Mighty Triborough, and the Hell Gate Bridge, in today’s dark light post.

– photo by Mitch Waxman

There is just something about camera equipment that sets off the accent crowd here in Astoria which I’ll never understand. It’s kosher to wave your phone around wherever you go, but if they see a DSLR, it’s regarded with the same sort of caution and concern that you’d expect for brandishing an assault rifle. Given that the times I’m not carrying a camera are so rare that they are statistically irrelevant, it means that I get stared at a lot.

I’d get stared at a lot even if I wasn’t carrying the camera, as a note.

– photo by Mitch Waxman

Children gasp or cry, dogs growl, old ladies clutch at their purses… all things that happen when one such as myself scuttles past. Men puff themselves up and assume aggressive posture, police slow down and observe, security cameras pivot on their swivels. The only living creatures which do not react negatively to me are birds, and one can walk through a flock of them pecking away at the ground with nary a ruffled feather.

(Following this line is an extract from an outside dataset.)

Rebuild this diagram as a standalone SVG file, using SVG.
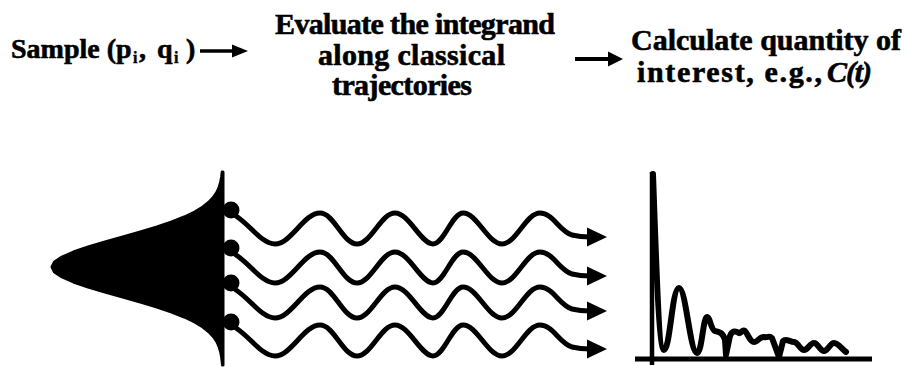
<svg xmlns="http://www.w3.org/2000/svg" width="906" height="367" viewBox="0 0 906 367">
<defs>
<style>
.t{font-size:30px;font-weight:bold;stroke:#000;stroke-width:0.6}
.s{font-size:28px;font-weight:bold;stroke:#000;stroke-width:0.6}
.sub{font-size:16px;stroke-width:0.4}
.w{fill:none;stroke:#000;stroke-width:5;stroke-linecap:round;stroke-linejoin:round}
.c{fill:none;stroke:#000;stroke-width:6;stroke-linecap:round;stroke-linejoin:round}
.ax{stroke:#000;fill:none}
</style>
<g id="traj">
<path class="w" d="M236 216 C250 225,262 244,275 244 C291 244,304 213,320 213 C334 213,343 244,357 244 C371 244,381 213,395 213 C409 213,421 244,433 244 C444 244,452 213,463 213 C477 213,488 244,502 244 C516 244,526 213,540 213 C553 213,560 232,572 235 C578 236.5,584 237,590 237"/>
<polygon points="587,227.5 607,237 587,246.5" fill="#000"/>
</g>
</defs>
<rect width="906" height="367" fill="#fff"/>

<g id="step-sample" font-family="Liberation Serif, serif" fill="#000">
<text class="s" x="11" y="58">Sample (<tspan x="116">p</tspan><tspan class="sub" x="133" dy="5">i</tspan><tspan x="139" dy="-5">,</tspan><tspan x="157">q</tspan><tspan class="sub" x="174" dy="5">i</tspan><tspan x="186" dy="-5">)</tspan></text>
</g>

<g id="step-evaluate" font-family="Liberation Serif, serif" fill="#000">
<text class="t" x="275" y="34" textLength="280">Evaluate the integrand</text>
<text class="t" x="318" y="65" textLength="187">along classical</text>
<text class="t" x="332" y="95" textLength="140">trajectories</text>
</g>

<g id="step-calculate" font-family="Liberation Serif, serif" fill="#000">
<text class="t" x="631" y="50" textLength="270">Calculate quantity of</text>
<text class="t" x="637" y="82" textLength="185">interest, e.g.,</text>
<text class="t" x="827" y="82" textLength="45" font-style="italic">C(t)</text>
</g>

<g id="connectors">
<line x1="200" y1="51" x2="234" y2="51" stroke="#000" stroke-width="3.5"/>
<polygon points="232,44.5 248,51 232,57.5" fill="#000"/>
<line x1="575" y1="59" x2="610" y2="59" stroke="#000" stroke-width="4"/>
<polygon points="608,51.5 623,59 608,66.5" fill="#000"/>
</g>

<g id="distribution">
<path d="M223 172 L222.2 172 L221.6 177 L220.7 182 L219.2 187 L217 192 L213.7 197 L209.1 202 L202.9 207 L194.6 212 L184.3 217 L171.7 222 L157 227 L140.4 232 L122.8 237 L105 242 L88.2 247 L73.4 252 L62 257 L54.5 262 L52 267 L54.5 272 L62 277 L73.4 282 L88.2 287 L105 292 L122.8 297 L140.4 302 L157 307 L171.7 312 L184.3 317 L194.6 322 L202.9 327 L209.1 332 L213.7 337 L217 342 L219.2 347 L220.7 352 L221.6 357 L222.2 362 L222.5 365 L223 365 Z" fill="#000" stroke="#000" stroke-width="3" stroke-linejoin="round"/>
<circle cx="231" cy="210" r="8.5" fill="#000"/>
<circle cx="231" cy="248" r="8.5" fill="#000"/>
<circle cx="231" cy="283" r="8.5" fill="#000"/>
<circle cx="231" cy="322" r="8.5" fill="#000"/>
</g>

<g id="trajectories">
<use href="#traj"/>
<use href="#traj" transform="translate(0,39)"/>
<use href="#traj" transform="translate(0,74)"/>
<use href="#traj" transform="translate(0,112)"/>
</g>

<g id="plot">
<line class="ax" x1="652" y1="172" x2="652" y2="365" stroke-width="4.5"/>
<line class="ax" x1="635" y1="359" x2="872" y2="359" stroke-width="5"/>
<path class="c" d="M653 174 C656 260,659 350,664 350 C670 350,672 288,679 288 C686 288,690 353,697 353 C702 353,703 317,707 317 C710 317,711 330,715 331 C720 332,723 333,725 340 L726 355 L730 336 C732 330,736 331,739 333 C741 334,742 329,745 331 C748 334,750 342,754 342 C758 342,760 336,764 337 C768 338,769 335,772 338 L779 357 L783 341 C786 338,790 342,794 342 C798 342,800 350,804 350 C808 350,810 343,814 343 C818 343,820 351,824 351 C828 351,830 343,834 343 C838 343,842 349,846 352"/>
</g>
</svg>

A few years ago, whilst wandering about, I snapped a quick photo of the facade of a local Greek church – St. Irene’s. A small mob of old Greek ladies suddenly appeared and literally chased me for about 3/4 of a mile.

– photo by Mitch Waxman

I favor atmospherics like fog for these kind of shots, normally, but for structures as massive and far reaching as Triborough and Hell Gate – fog and mist get in the way and obscure too much detail. It’s particularly dark on this section of the East River as well, which causes any sort of artificial lighting to flare due to the contrast.

– photo by Mitch Waxman

In my never ending quest to break habits, a rare vertical or portrait format shot from the “House of Moses.”

– photo by Mitch Waxman

I walked into Astoria Park to get this final shot of Hell Gate. I do wish Amtrak would light this bridge up at night.